In his five years as prime minister, Modi has been neither as good as his cheerleaders foretold, nor as bad as his critics imagined. With his re-election, do the risks outweigh the rewards? His critics would say India would have been better off with a different leader. His admirers and cheerleaders would disagree with this view. Around 37.4 per cent of the electorate which voted for BJP because of Modi would certainly be divided on the risk-versus-reward question because they all have voted for him for different reasons. But their expectations would be more or less the same: development, jobs, better income, better education, and healthcare, improved infrastructure, better law and order, good governance and less bureaucratic red-tape. So, while the motivation and influencing factors for voting a particular leader or party could be a result of a particular narrative, the primary goal is always communal harmony and political, social and economic integration of citizens.
Elections and campaigns preceding them are always dramatic events. Now that the drama is over, the focus will shift to governance and delivery. Having been re-elected with a big mandate, there are bigger challenges for Modi and his government to rise to the occasion and meet the electorate’s expectations and aspirations. With his victory, Modi has raised the bar of expectations from his government. Having created a personality cult around his persona of a no-nonsense leader who means business and is determined to take India forward to prosperity, he will be judged for his ability to bring radical changes in the country. Will he double farmers’ income in the next three years as promised? The political battle has been won, but the economic battle has just begun. Make in India, Digital India, Skill India were all flops. What’s next to make India a manufacturing hub that will create millions of job?

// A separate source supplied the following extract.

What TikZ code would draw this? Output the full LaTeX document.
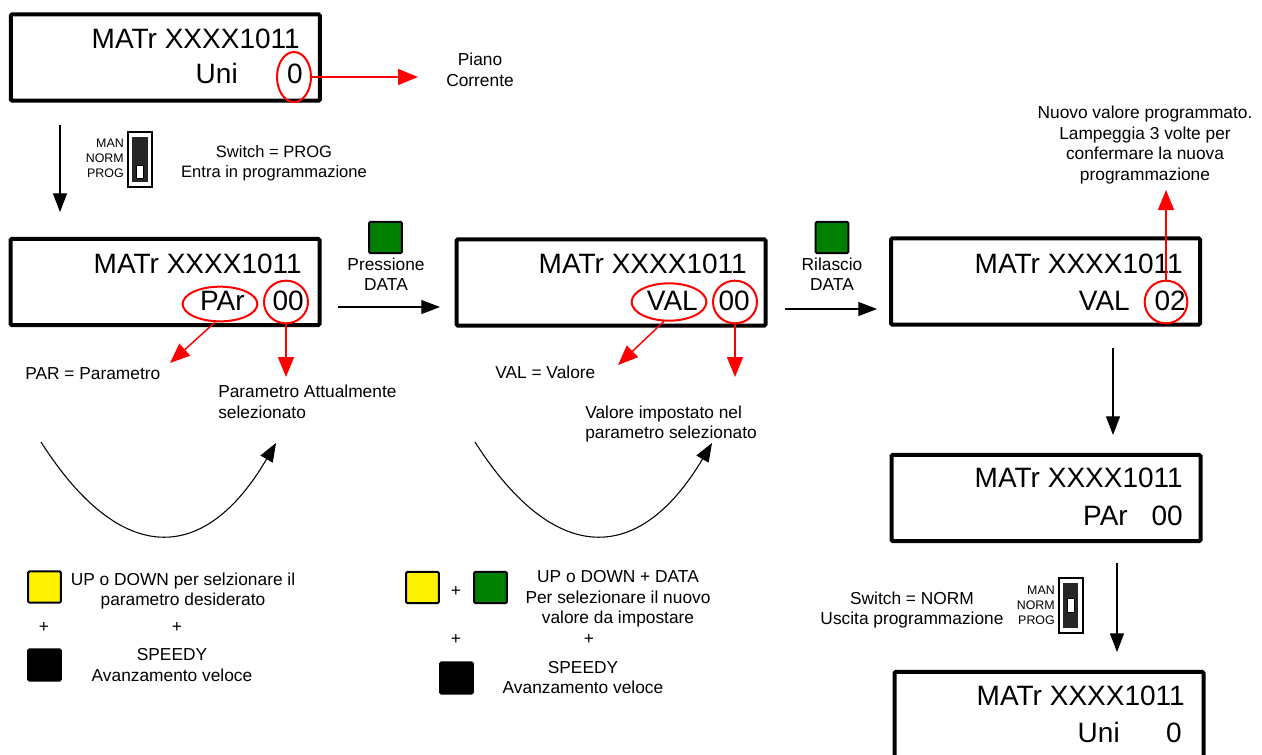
\documentclass[tikz,border=0pt]{standalone}
\usepackage{fontspec}
\setmainfont{Liberation Sans}
\usetikzlibrary{shapes.geometric,arrows.meta}
\definecolor{dgreen}{RGB}{0,128,0}

\begin{document}
\begin{tikzpicture}[x=0.75pt,y=-0.75pt,
        lcd/.style={draw,line width=3pt,rounded corners=1pt,minimum width=231.75pt,minimum height=64.8pt,inner sep=0pt},
        big/.style={font=\fontsize{21}{24}\selectfont,inner sep=0pt},
        txt/.style={font=\fontsize{13}{15.4}\selectfont,inner sep=0pt,align=center},
        swlab/.style={font=\fontsize{9.3}{11.3}\selectfont,inner sep=0pt,align=right,anchor=east},
        ring/.style={draw=red,line width=1.5pt,ellipse,inner sep=0pt},
        redarrow/.style={red,line width=1.1pt,-{Triangle[length=15pt,width=12pt]}},
        flow/.style={line width=0.9pt,-{Triangle[length=14pt,width=10.5pt]}},
        key/.style={draw,line width=1.5pt,rounded corners=1pt,minimum width=24.5pt,minimum height=23.5pt,inner sep=0pt}]
        \useasboundingbox (0,0) rectangle (1262,754);

        % display: stato normale
        \node[lcd] (d1) at (165.3,57.5) {};
        \node[big,anchor=base east] (d1a) at (300,48) {MATr XXXX1011};
        \node[big,anchor=base east] (d1l) at (238,83) {Uni};
        \node[big,anchor=base east] (d1v) at (303,83) {0};
        \node[ring,minimum width=25.5pt,minimum height=37.5pt] (r1) at (294,77) {};
        \coordinate (t1) at (418,77);
        \draw[redarrow] (r1.east) -- (t1);
        \node[txt] (piano) at (480,70) {Piano\\Corrente};

        % switch in PROG
        \coordinate (a1s) at (60,125);
        \coordinate (a1e) at (60,212);
        \draw[flow] (a1s) -- (a1e);
        \node[swlab] (sw1l) at (124,158) {MAN\\NORM\\PROG};
        \draw[line width=1pt,fill=white] (128,132) rectangle (152,187);
        \fill[black!85] (132,137) rectangle (148,182);
        \draw[line width=0.6pt,fill=white] (136,165) rectangle (143,178);
        \node[txt,font=\fontsize{12.4}{15.4}\selectfont] (prog) at (274,163) {Switch = PROG\\Entra in programmazione};

        % display: parametro
        \node[lcd] (d2) at (165,282) {};
        \node[big,anchor=base east] (d2a) at (302,273) {MATr XXXX1011};
        \node[big,anchor=base east] (d2l) at (245,310) {PAr};
        \node[big,anchor=base east] (d2v) at (304,310) {00};
        \node[ring,minimum width=56pt,minimum height=26pt] (r2a) at (220,304) {};
        \node[ring,minimum width=33pt,minimum height=32pt] (r2b) at (286,302) {};
        \coordinate (t2a) at (170,363);
        \coordinate (t2b) at (286,377);
        \draw[redarrow] (r2a.-105) -- (t2a);
        \draw[redarrow] (r2b.south) -- (t2b);
        \node[txt,anchor=base west] (par) at (25,379) {PAR = Parametro};
        \node[txt,align=left,anchor=west] (parsel) at (218,402) {Parametro Attualmente\\selezionato};

        % pressione DATA
        \node[key,fill=dgreen] (kp) at (385.5,237.5) {};
        \node[txt] (press) at (386,274) {Pressione\\DATA};
        \coordinate (a2s) at (338,307);
        \coordinate (a2e) at (440,307);
        \draw[flow] (a2s) -- (a2e);

        % display: valore
        \node[lcd] (d3) at (611,282.5) {};
        \node[big,anchor=base east] (d3a) at (747,273) {MATr XXXX1011};
        \node[big,anchor=base east] (d3l) at (698,310) {VAL};
        \node[big,anchor=base east] (d3v) at (750,310) {00};
        \node[ring,minimum width=56pt,minimum height=28pt] (r3a) at (669,302) {};
        \node[ring,minimum width=33pt,minimum height=32pt] (r3b) at (735,302) {};
        \coordinate (t3a) at (618,365);
        \coordinate (t3b) at (735,377);
        \draw[redarrow] (r3a.-105) -- (t3a);
        \draw[redarrow] (r3b.south) -- (t3b);
        \node[txt,anchor=base west] (val) at (495,378) {VAL = Valore};
        \node[txt,align=left,anchor=west] (valsel) at (585,424) {Valore impostato nel\\parametro selezionato};

        % rilascio DATA
        \node[key,fill=dgreen] (kr) at (832,237.5) {};
        \node[txt] (rilas) at (832,274) {Rilascio\\DATA};
        \coordinate (a3s) at (785,309);
        \coordinate (a3e) at (877,309);
        \draw[flow] (a3s) -- (a3e);

        % display: nuovo valore
        \node[lcd] (d4) at (1045.5,281.5) {};
        \node[big,anchor=base east] (d4a) at (1183,273) {MATr XXXX1011};
        \node[big,anchor=base east] (d4l) at (1130,310) {VAL};
        \node[big,anchor=base east] (d4v) at (1186,310) {02};
        \node[ring,minimum width=32pt,minimum height=32pt] (r4) at (1166,302) {};
        \coordinate (t4) at (1166,190);
        \draw[redarrow] (r4.north) -- (t4);
        \node[txt] (nuovo) at (1145,145) {Nuovo valore programmato.\\Lampeggia 3 volte per\\confermare la nuova\\programmazione};

        \coordinate (a4s) at (1113,348);
        \coordinate (a4e) at (1113,435);
        \draw[flow] (a4s) -- (a4e);

        \node[lcd] (d5) at (1046,498) {};
        \node[big,anchor=base east] (d5a) at (1183,487) {MATr XXXX1011};
        \node[big,anchor=base east] (d5l) at (1128,525) {PAr};
        \node[big,anchor=base east] (d5v) at (1183,525) {00};

        % switch in NORM
        \node[txt] (norm) at (912,610) {Switch = NORM\\Uscita programmazione};
        \node[swlab] (sw2l) at (1055,605) {MAN\\NORM\\PROG};
        \draw[line width=1pt,fill=white] (1059,578) rectangle (1083,633);
        \fill[black!85] (1063,583) rectangle (1078,628);
        \draw[line width=0.6pt,fill=white] (1067,598) rectangle (1074,612);
        \coordinate (a5s) at (1117,563);
        \coordinate (a5e) at (1117,652);
        \draw[flow] (a5s) -- (a5e);

        \node[lcd] (d6) at (1049,715) {};
        \node[big,anchor=base east] (d6a) at (1185,705) {MATr XXXX1011};
        \node[big,anchor=base east] (d6l) at (1120,742) {Uni};
        \node[big,anchor=base east] (d6v) at (1182,742) {0};

        % scorrimento
        \coordinate (c1s) at (41,442);
        \coordinate (c1e) at (276,443);
        \draw[flow,line width=0.8pt] (c1s) .. controls (120,566) and (204,566) .. (c1e);
        \coordinate (c2s) at (475,442);
        \coordinate (c2e) at (712,443);
        \draw[flow,line width=0.8pt] (c2s) .. controls (554,566) and (639,566) .. (c2e);

        % legenda tasti
        \node[key,fill=yellow] (up1) at (44.5,587) {};
        \node[txt] (up1t) at (183,591) {UP o DOWN per selzionare il\\parametro desiderato};
        \node[txt] (plus1) at (44,627) {+};
        \node[txt] (plus2) at (177,627) {+};
        \node[key,fill=black] (sp1) at (44.5,665) {};
        \node[txt] (sp1t) at (172,665) {SPEEDY\\Avanzamento veloce};

        \node[key,fill=yellow] (up2) at (422.5,587.5) {};
        \node[txt] (plus3) at (456,591) {+};
        \node[key,fill=dgreen] (dt2) at (490.5,587.5) {};
        \node[txt] (up2t) at (618,599) {UP o DOWN + DATA\\Per selezionare il nuovo\\valore da impostare};
        \node[txt] (plus4) at (456,639) {+};
        \node[txt] (plus5) at (589,639) {+};
        \node[key,fill=black] (sp2) at (456.5,678) {};
        \node[txt] (sp2t) at (583,677.5) {SPEEDY\\Avanzamento veloce};
    \end{tikzpicture}
\end{document}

Despite the meta-narrative weaved around Hindu nationalism and revival of past glory, the only way forward is consensus building and, as Modi said in his victory speech, ‘we have to carry along everyone for the good of the country’. Modi’s re-election is not a validation of his past failures and missteps like demonetisation, the betrayal of farmers, weakening of institutions, media capture, cultivation of hate, the mishandling of Kashmir and the questionable rewriting of the Rafale deal. The good of the country lies in the revival of the economy, creating millions of new jobs, restoring communal harmony and attacking poverty. Will Modi use his political capital to push reforms and bring radical changes in the economy, education, healthcare, judiciary, and police?